My thought was, “Even if you’re standing there shaking, you’re still standing there.” So that song is now a bit of my personal anthem; it’s about confronting things that scare you, which can be tough in any situation. I’ve learned a ton about myself in the process of making this record and really got myself back on the rails. I was going off the rails there for a little bit.
Your solo record has a pronounced focus on self-care. What are some of the methods you’ve used to take care of yourself mentally and spiritually?
One thing that I started during that time that I’ve stuck with is transcendental meditation. That really helped me keep my head in the game—helped me center myself. I go in and out on that. It’s definitely a practice that continues to grow, so I’m very grateful that I started doing a lot of that. I also do a lot of yoga. When I’m connected to my body physically, I feel the most connected to my mind and my heart as well. So I just realized that physical work—whether that be running or working out, yoga or anything atypical—just makes me feel grounded. It makes me feel alive, makes me feel good, honestly. And so, that is a huge part of my life. Especially these days during quarantine, we gotta all do what we can to keep the lights on in the house in our minds. It’s a tough time. Everybody’s going through something; there is so much to deal with. I am glad I’ve had those practices to lean on.
I also started doing these breathing exercises, the Wim Hof method. They call him “The Iceman.” He has these retreats—he climbs freaking Mount Everest in his shorts. He figured out a way to [trick] the nervous system into not responding to these various environments; our bodies are, honestly, equipped to handle these situations, we just live these very comfortable lives. It’s just like lifting weights—you need to train yourself into making it feel natural.
I started taking cold showers in the morning, which kind of sounds terrible, but I’m a full believer in cold theory. It’s the last two minutes of your shower, and it changes pathways in the brain—it reduces anxiety way more than just waking you up for the day. It will change your entire day. I can put a hefty bet on that for anybody.
You struggled with substance abuse issues and addiction early in your career and, as you mentioned earlier, your solo material presents a more open and honest look at your own life. How did that rough period shape your personal journey?

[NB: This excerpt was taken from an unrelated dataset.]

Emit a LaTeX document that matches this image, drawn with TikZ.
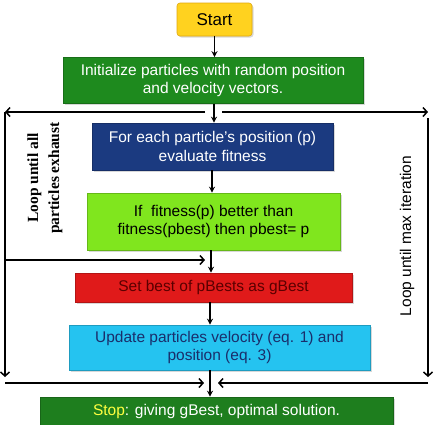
\documentclass[tikz,border=0pt]{standalone}
\usepackage{fontspec}
\setmainfont{Liberation Sans}
\newfontfamily\serifbold{Liberation Serif}
\usetikzlibrary{arrows.meta,shadows}
\definecolor{startfill}{HTML}{FFD21F}
\definecolor{startdraw}{HTML}{E0A810}
\definecolor{initgreen}{HTML}{1E8A1E}
\definecolor{navybox}{HTML}{1B3A80}
\definecolor{limebox}{HTML}{80E61E}
\definecolor{redbox}{HTML}{E01A1A}
\definecolor{redtext}{HTML}{5A0000}
\definecolor{cyanbox}{HTML}{25C3F0}
\definecolor{cyantext}{HTML}{1A2E6B}
\definecolor{stopgreen}{HTML}{1E7E1E}
\definecolor{stopyellow}{HTML}{FFFF40}
\tikzset{
  box/.style={draw=#1!80!black, fill=#1, line width=0.6pt, inner sep=2pt, align=center,
    font=\fontsize{15.5}{18.5}\selectfont,
    drop shadow={opacity=0.3, shadow xshift=1.5pt, shadow yshift=-1.5pt}},
  small/.style={line width=1.5pt, -{Stealth[length=6pt,width=6pt]}},
  long/.style={line width=1.5pt, -{Straight Barb[length=4pt,width=9pt,line width=1.5pt]}},
}
\begin{document}
\begin{tikzpicture}[x=1pt,y=-1pt]
\useasboundingbox (0,0) rectangle (437,424);
\fill[white] (0,0) rectangle (437,424);
\node[box=startfill, draw=startdraw, rounded corners=3pt, minimum width=75pt, minimum height=33pt, font=\fontsize{17}{20}\selectfont] (start) at (214.5,19.5) {Start};
\node[box=initgreen, text=white, minimum width=300pt, minimum height=46pt] (init) at (213,80.5) {Initialize particles with random position\\and velocity vectors.};
\node[box=navybox, text=white, minimum width=241pt, minimum height=47pt] (eval) at (212.5,146.5) {For each particle's position (p)\\evaluate fitness};
\node[box=limebox, text=black, minimum width=253pt, minimum height=57pt] (pbest) at (213.5,221.5) {If \ fitness(p) better than\\fitness(pbest) then pbest= p};
\node[box=redbox, text=redtext, minimum width=277pt, minimum height=29pt] (gbest) at (213.5,287.5) {Set best of pBests as gBest};
\node[box=cyanbox, text=cyantext, minimum width=301pt, minimum height=45pt] (update) at (219.5,347.5) {Update particles velocity (eq. 1) and\\position (eq. 3)};
\node[box=stopgreen, text=white, minimum width=353pt, minimum height=28pt] (stop) at (216.5,411) {\textcolor{stopyellow}{Stop}: giving gBest, optimal solution.};

% labels
\node[rotate=90, align=center, font=\serifbold\bfseries\fontsize{15.5}{21}\selectfont] (lloop) at (45,178) {Loop until all\\particles exhaust};
\node[rotate=90, font=\fontsize{15.5}{18}\selectfont] (rloop) at (407,236) {Loop until max iteration};

% coordinates
\coordinate (tl) at (5,112);
\coordinate (tla) at (205,112);
\coordinate (tra) at (222,112);
\coordinate (tr) at (428,112);
\coordinate (rtop) at (428,118);
\coordinate (rbot) at (428,377);
\coordinate (lbot) at (5,377);
\coordinate (mid) at (5,260);
\coordinate (mida) at (205,260);
\coordinate (bl) at (5,383);
\coordinate (bla) at (204,383);
\coordinate (br) at (428,383);
\coordinate (bra) at (218,383);

% vertical flow arrows
\draw[small] (start.south) -- (start.south |- init.north);
\draw[small] (init.south -| 214,0) -- (eval.north -| 214,0);
\draw[small] (eval.south -| 212,0) -- (pbest.north -| 212,0);
\draw[small] (pbest.south -| 211,0) -- (gbest.north -| 211,0);
\draw[small] (gbest.south -| 210,0) -- (update.north -| 210,0);
\draw[small] (update.south -| 210,0) -- (stop.north -| 210,0);

% loop lines
\draw[long] (tla) -- (tl);
\draw[long] (tra) -- (tr);
\draw[long] (tl) -- (lbot);
\draw[long] (rtop) -- (rbot);
\draw[long] (mid) -- (mida);
\draw[long] (bl) -- (bla);
\draw[long] (br) -- (bra);
\end{tikzpicture}
\end{document}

Yeah man, I was struggling. I was 24 when I moved to New Orleans and that was a trip, man. It’s a beautiful city plus it’s a late-night city and the party got the best of me. I wound up in a situation that no one would want to be in, for sure. I wound up in the emergency room—took an ambulance ride—and spent the whole night there. A lot of people don’t get that wake-up call. You know what I’m saying?
If anything, I’m grateful that it scared the living hell out of me, and I’m grateful that I’m still here and able to talk about it to this day and share my story. And now, 12 years later, I haven’t had a sip of alcohol or cocaine or heroin, or anything like that. I’m doing pretty well I gotta say, and I’m very grateful for that—for my sobriety.